Include a written card in the basket with the child's harness settings, brake location, and fold sequence. Laminate it if possible — it will get rained on and snacked on. This card is the manual the grandparent will actually consult, and it removes the need to call the parents mid-outing for a reminder about how the fold latch releases.

The grandparent stroller purchase is an investment in independence — the grandparent's independence to take the grandchild on outings without waiting for the parents to bring equipment, and the parents' independence to drop off without a gear-transfer ceremony. A lightweight stroller and an easy-install car seat at the grandparent's home solve both sides of that equation, and the combined cost is less than a single premium stroller that stays at the parents' house while the grandparent improvises.

Frequently Asked Questions

What is the lightest stroller for grandparents?

The Cybex Libelle at under 14 pounds is the lightest among well-reviewed options. The Babyzen YOYO² comes in under 15 pounds with a superior fold and ride quality at a higher price.

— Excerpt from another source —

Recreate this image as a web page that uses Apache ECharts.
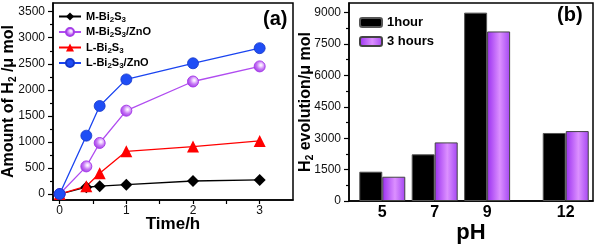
<!DOCTYPE html>
<html><head><meta charset="utf-8">
<script src="https://cdn.jsdelivr.net/npm/echarts@6/dist/echarts.min.js"></script>
<style>html,body{margin:0;padding:0;background:#fff}#c{width:600px;height:245px}</style>
</head><body><div id="c"></div>
<script>
// ---- data ----
var timeH = [0, 0.4, 0.6, 1, 2, 3];
var mBi2S3 = [0, 130, 150, 180, 250, 270];
var mBi2S3ZnO = [0, 530, 980, 1600, 2160, 2450];
var lBi2S3 = [0, 150, 400, 820, 910, 1020];
var lBi2S3ZnO = [0, 1120, 1690, 2200, 2510, 2800];
var seriesNames = ['M-Bi2S3', 'M-Bi2S3/ZnO', 'L-Bi2S3', 'L-Bi2S3/ZnO'];
var timeTicks = [0, 1, 2, 3];
var amountTicks = [0, 500, 1000, 1500, 2000, 2500, 3000, 3500];

var pH = [5, 7, 9, 12];
var oneHour = [1400, 2230, 9000, 3250];
var threeHours = [1160, 2800, 8100, 3340];
var barNames = ['1hour', '3 hours'];
var evoTicks = [0, 1500, 3000, 4500, 6000, 7500, 9000];

function pairs(xs, ys){ return xs.map(function(x,i){ return [x, ys[i]]; }); }
function minorOf(t){ var r=[]; for(var i=0;i<t.length-1;i++){ r.push((t[i]+t[i+1])/2); } return r; }
function plain(v){ return String(v); }

var FONT = 'Arial, "Liberation Sans", sans-serif';
var chart = echarts.init(document.getElementById('c'), null, {renderer:'canvas'});
var purpleGrad = new echarts.graphic.LinearGradient(0,0,1,0,[
  {offset:0,color:'#9a2ff0'},{offset:0.55,color:'#dc90ff'},{offset:1,color:'#a446f2'}]);
var sphere = new echarts.graphic.RadialGradient(0.6,0.4,0.6,[
  {offset:0,color:'#ffffff'},{offset:0.2,color:'#f0d8ff'},{offset:0.55,color:'#c77af5'},{offset:1,color:'#a23ce8'}]);

function legendFmt(n){ return n.replace(/Bi2S3/, 'Bi{s|2}S{s|3}'); }
var subRich = {s:{fontSize:8, fontWeight:'bold', fontFamily:FONT, padding:[6,0,0,0], color:'#000'}};

var axisBase = {
  axisLine:{show:true, onZero:false, lineStyle:{color:'#000', width:1.5}},
  splitLine:{show:false},
  nameMoveOverlap:false,
  axisLabel:{color:'#111', fontFamily:FONT, fontSize:12, formatter:plain},
  axisTick:{show:true, length:4, lineStyle:{color:'#000', width:1.2}}
};
function ax(o){ return echarts.util.merge(echarts.util.clone(axisBase), o, true); }

var option = {
  animation:false,
  grid:[
    {left:53, right:307, top:3, bottom:45, show:true, borderColor:'#000', borderWidth:1.5, outerBoundsMode:'none', containLabel:false},
    {left:349, right:7, top:3, bottom:44, show:true, borderColor:'#000', borderWidth:1.5, outerBoundsMode:'none', containLabel:false}
  ],
  legend:[
    {data:seriesNames, orient:'vertical', left:53, top:6, itemWidth:22, itemHeight:10, itemGap:3,
     formatter:legendFmt,
     textStyle:{fontFamily:FONT, fontWeight:'bold', fontSize:11, color:'#000', rich:subRich}},
    {data:barNames, orient:'vertical', left:354, top:11, itemWidth:22, itemHeight:9, itemGap:6,
     textStyle:{fontFamily:FONT, fontWeight:'bold', fontSize:13, color:'#000'}}
  ],
  xAxis:[
    ax({type:'value', gridIndex:0, min:-0.1, max:3.5,
      axisLabel:{customValues:timeTicks, fontSize:12, margin:5},
      axisTick:{customValues:timeTicks.concat([0.5, 1.5, 2.5])},
      name:'Time/h', nameLocation:'middle', nameGap:16,
      nameTextStyle:{fontFamily:FONT, fontWeight:'bold', fontSize:17, color:'#000'}}),
    ax({type:'value', gridIndex:1, min:3.73, max:13.04,
      axisLabel:{customValues:pH, fontSize:16, fontWeight:'bold', color:'#000', margin:4},
      axisTick:{show:false},
      name:'pH', nameLocation:'middle', nameGap:21,
      nameTextStyle:{fontFamily:FONT, fontWeight:'bold', fontSize:22, color:'#000'}})
  ],
  yAxis:[
    ax({type:'value', gridIndex:0, min:-115, max:3667,
      axisLabel:{customValues:amountTicks},
      axisTick:{customValues:amountTicks, length:5},
      name:'Amount of H{s|2} /μ mol', nameLocation:'middle', nameGap:35, nameRotate:90,
      nameTextStyle:{fontFamily:FONT, fontWeight:'bold', fontSize:16, color:'#000',
        rich:{s:{fontSize:10, fontWeight:'bold', fontFamily:FONT, padding:[8,0,0,0], color:'#000'}}}}),
    ax({type:'value', gridIndex:0, min:-115, max:3667, position:'left',
      axisLine:{show:false}, axisLabel:{show:false},
      axisTick:{customValues:minorOf(amountTicks), length:3}}),
    ax({type:'value', gridIndex:1, min:0, max:9460,
      axisLabel:{customValues:evoTicks},
      axisTick:{customValues:evoTicks, length:5},
      name:'H{s|2} evolution/μ mol', nameLocation:'middle', nameGap:34, nameRotate:90,
      nameTextStyle:{fontFamily:FONT, fontWeight:'bold', fontSize:16, color:'#000',
        rich:{s:{fontSize:10, fontWeight:'bold', fontFamily:FONT, padding:[8,0,0,0], color:'#000'}}}}),
    ax({type:'value', gridIndex:1, min:0, max:9460, position:'left',
      axisLine:{show:false}, axisLabel:{show:false},
      axisTick:{customValues:minorOf(evoTicks), length:3}})
  ],
  series:[
    {name:seriesNames[0], type:'line', xAxisIndex:0, yAxisIndex:0, data:pairs(timeH, mBi2S3),
     symbol:'diamond', symbolSize:12, lineStyle:{color:'#000', width:1.3}, itemStyle:{color:'#000'}},
    {name:seriesNames[1], type:'line', xAxisIndex:0, yAxisIndex:0, data:pairs(timeH, mBi2S3ZnO),
     symbol:'circle', symbolSize:11, lineStyle:{color:'#b04cf0', width:1.3},
     itemStyle:{color:sphere, borderColor:'#a63ee8', borderWidth:1}},
    {name:seriesNames[2], type:'line', xAxisIndex:0, yAxisIndex:0, data:pairs(timeH, lBi2S3),
     symbol:'triangle', symbolSize:12, lineStyle:{color:'#ff0000', width:1.3}, itemStyle:{color:'#ff0000'}},
    {name:seriesNames[3], type:'line', xAxisIndex:0, yAxisIndex:0, data:pairs(timeH, lBi2S3ZnO),
     symbol:'circle', symbolSize:11, lineStyle:{color:'#1a44f0', width:1.3},
     itemStyle:{color:'#1f4df5', borderColor:'#1436c8', borderWidth:0.8}},
    {name:barNames[0], type:'bar', xAxisIndex:1, yAxisIndex:2, data:pairs(pH, oneHour),
     barWidth:23, barGap:'0%', itemStyle:{color:'#000', borderColor:'#555', borderWidth:1}},
    {name:barNames[1], type:'bar', xAxisIndex:1, yAxisIndex:2, data:pairs(pH, threeHours),
     barWidth:23, barGap:'0%', itemStyle:{color:purpleGrad, borderColor:'#444', borderWidth:1}}
  ],
  graphic:[
    {type:'text', left:263, top:9, style:{text:'(a)', font:'bold 20px '+FONT, fill:'#000'}},
    {type:'text', left:557, top:5, style:{text:'(b)', font:'bold 20px '+FONT, fill:'#000'}}
  ]
};
chart.setOption(option);
</script></body></html>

Should grandparents have their own stroller?

Yes — keeping a lightweight stroller at the grandparent's home eliminates the transfer hassle and means the grandparent uses a stroller chosen for their comfort and ability rather than the parents' full-featured model.

What features matter most in a grandparent stroller?

Light weight under 18 pounds, a one-hand or one-motion fold, an intuitive harness buckle, and adequate sun coverage. Expandability, jogger capability, and accessory ecosystems are irrelevant for this use case.

How much should a grandparent stroller cost?

The Summer 3Dlite+ serves well under $100; the Cybex Libelle under $250. The Babyzen YOYO² at premium pricing is justified if the grandparent also travels. There's no need to spend full-size stroller money for the grandparent use case.